Berdasarkan ketetapan ini, tidak ada mahkamah banding tingkat I maupun tingkat II, Sebab, kedudukan mahkamah peradilan di level manapun adalah sama. Ketetapan yang di keluarkan seorang qadhi pada dasarnya adalah hokum Allah yang harus dilaksanakan. Seorang qadhi tidak boleh menganlir keputusan yang telah ditetapkannya. Ketetapannya juga tidak bisa dianulir oleh qadhi yang lan. Kecuali jika kepusannya bertentangan dengan Al-qur’an dan sunah.                          Keputusan qadh bisa dianulirkan, jka keputusannya didasarkan pada hukum-hukum kufur, atau bertentangan dengan nas qath’I, atau memutuskan sesuatu namun bertentangan dengan fatwanya.Jabir bin Abdullah pernah meriwayatkan bahwa ada seorang telah berzina dengan seorang wanita, lalu nabi saw, memerintahkan untuk mencambuknya. Kemudian dilaporkan bahwa orang tersebut pernah menikah, maka beliau saw. Memerntahkan agar orang tersebut dirajam.
6. Tata Cara mengadili
Ada ketentuan-ketentuan dalam  mengadili seseorang di dalam peradilan Islam. Di bawah ini akan dijabarkan sedikit bagaimana tata cara mengadili di dalam peradilan Islam.
a.     Setelah majelis persidangan ditetapkan, maka kedua orang yang bersengketa dihadirkan di ruang persidangan.
b.    Keduanya diminta duduk di hadapan qadhi.

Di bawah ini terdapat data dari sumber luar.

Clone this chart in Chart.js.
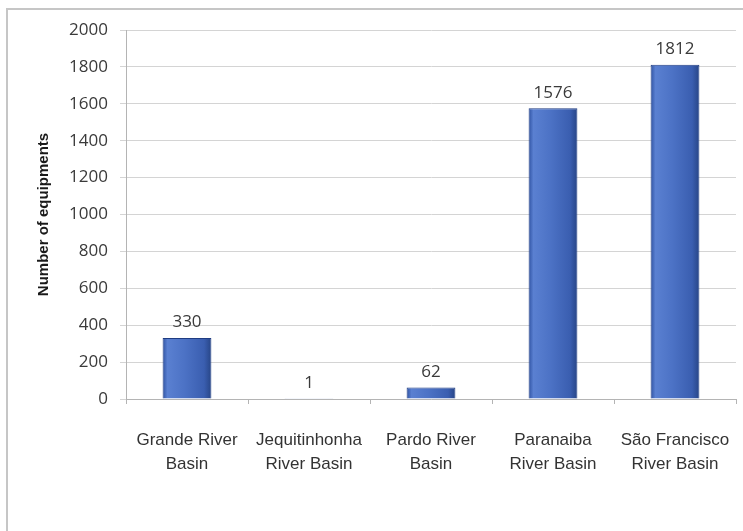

c.     Selanjutnya, pihak pendakwa diminta untuk menyampaikan dakwaanya tanpa mengajukan bukti-bukti.
d.    Qadhi bertanya kepada yang terdakwa akan dakwaan yang disampaikan oleh pihak pendakwa mengakuinya, maka qadhi dapat segera memutuskan vonis sesuai dakwaan.

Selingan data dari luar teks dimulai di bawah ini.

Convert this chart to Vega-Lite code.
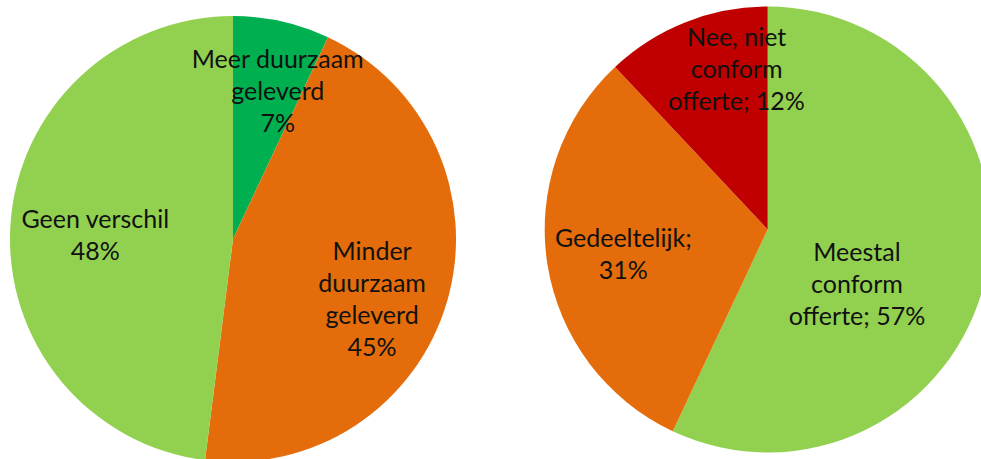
{
  "$schema": "https://vega.github.io/schema/vega-lite/v6.json",
  "padding": 0,
  "spacing": 0,
  "bounds": "flush",
  "background": "white",
  "config": {"view": {"stroke": null}},
  "resolve": {"scale": {"color": "independent", "theta": "independent"}},
  "datasets": {
    "duurzaam": [
      {"categorie": "Meer duurzaam geleverd", "label": "Meer duurzaam\ngeleverd\n7%", "aandeel": 7, "volgorde": 1},
      {"categorie": "Minder duurzaam geleverd", "label": "Minder\nduurzaam\ngeleverd\n45%", "aandeel": 45, "volgorde": 2},
      {"categorie": "Geen verschil", "label": "Geen verschil\n48%", "aandeel": 48, "volgorde": 3}
    ],
    "conform": [
      {"categorie": "Meestal conform offerte", "label": "Meestal\nconform\nofferte; 57%", "aandeel": 57, "volgorde": 1},
      {"categorie": "Gedeeltelijk", "label": "Gedeeltelijk;\n31%", "aandeel": 31, "volgorde": 2},
      {"categorie": "Nee, niet conform offerte", "label": "Nee, niet\nconform\nofferte; 12%", "aandeel": 12, "volgorde": 3}
    ]
  },
  "hconcat": [
    {
      "width": 466,
      "height": 459,
      "data": {"name": "duurzaam"},
      "encoding": {
        "theta": {"field": "aandeel", "type": "quantitative", "stack": true},
        "order": {"field": "volgorde", "type": "quantitative"}
      },
      "layer": [
        {
          "mark": {"type": "arc", "outerRadius": 223, "yOffset": 9.5},
          "encoding": {
            "color": {
              "field": "categorie", "type": "nominal", "legend": null,
              "scale": {"domain": ["Meer duurzaam geleverd", "Minder duurzaam geleverd", "Geen verschil"], "range": ["#00b050", "#e46c0a", "#92d050"]}
            }
          }
        },
        {
          "mark": {"type": "text", "radius": 150, "dx": 12, "dy": -23, "font": "Lato", "fontSize": 25, "lineHeight": 32, "lineBreak": "\n"},
          "encoding": {
            "text": {"condition": {"test": "datum.volgorde == 1", "field": "label"}, "value": ""},
            "color": {"value": "#111111"},
            "detail": {"field": "categorie", "type": "nominal"}
          }
        },
        {
          "mark": {"type": "text", "radius": 150, "dx": -5, "dy": -19.5, "font": "Lato", "fontSize": 25, "lineHeight": 32, "lineBreak": "\n"},
          "encoding": {
            "text": {"condition": {"test": "datum.volgorde == 2", "field": "label"}, "value": ""},
            "color": {"value": "#111111"},
            "detail": {"field": "categorie", "type": "nominal"}
          }
        },
        {
          "mark": {"type": "text", "radius": 140, "dx": 2, "dy": -0.5, "font": "Lato", "fontSize": 25, "lineHeight": 32, "lineBreak": "\n"},
          "encoding": {
            "text": {"condition": {"test": "datum.volgorde == 3", "field": "label"}, "value": ""},
            "color": {"value": "#111111"},
            "detail": {"field": "categorie", "type": "nominal"}
          }
        }
      ]
    },
    {
      "width": 515,
      "height": 459,
      "data": {"name": "conform"},
      "encoding": {
        "theta": {"field": "aandeel", "type": "quantitative", "stack": true},
        "order": {"field": "volgorde", "type": "quantitative"}
      },
      "layer": [
        {
          "mark": {"type": "arc", "outerRadius": 223, "xOffset": 44.2},
          "encoding": {
            "color": {
              "field": "categorie", "type": "nominal", "legend": null,
              "scale": {"domain": ["Meestal conform offerte", "Gedeeltelijk", "Nee, niet conform offerte"], "range": ["#92d050", "#e46c0a", "#c00000"]}
            }
          }
        },
        {
          "mark": {"type": "text", "radius": 105, "dx": 31, "dy": 1, "font": "Lato", "fontSize": 25, "lineHeight": 32, "lineBreak": "\n"},
          "encoding": {
            "text": {"condition": {"test": "datum.volgorde == 1", "field": "label"}, "value": ""},
            "color": {"value": "#111111"},
            "detail": {"field": "categorie", "type": "nominal"}
          }
        },
        {
          "mark": {"type": "text", "radius": 147, "dx": 45, "dy": -13.5, "font": "Lato", "fontSize": 25, "lineHeight": 32, "lineBreak": "\n"},
          "encoding": {
            "text": {"condition": {"test": "datum.volgorde == 2", "field": "label"}, "value": ""},
            "color": {"value": "#111111"},
            "detail": {"field": "categorie", "type": "nominal"}
          }
        },
        {
          "mark": {"type": "text", "radius": 160, "dx": 72, "dy": -43, "font": "Lato", "fontSize": 25, "lineHeight": 32, "lineBreak": "\n"},
          "encoding": {
            "text": {"condition": {"test": "datum.volgorde == 3", "field": "label"}, "value": ""},
            "color": {"value": "#111111"},
            "detail": {"field": "categorie", "type": "nominal"}
          }
        }
      ]
    }
  ]
}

e.     Namun jka terdakwa menyangkal, qadhi meminta pendakwa menyampaikan bukti dan dakwaannya.
f.      Jika pendakwa tidak bisa membuktikan dakwaanya, maka terdakwa diminta untuk bersumpah, jika ia bersumpah, maka terdakwa bebas tuntutan. Namun jika menolak, qadhi dapat memberinya ancaman berupa hukuman.
g.     Namun jika terdakwa tetap menolak juga, maka dirinya dikenai hukuman berdasarkan dakwaan pendakwa.
h.    Yang perlu diingat, seorang qadhi tidak boleh menjatuhkan vonis berdasarkan    pengetahuannya. Ia hanya boleh memutuskan suatu perkara berdasarkan bukti yang diajukan kepadanya.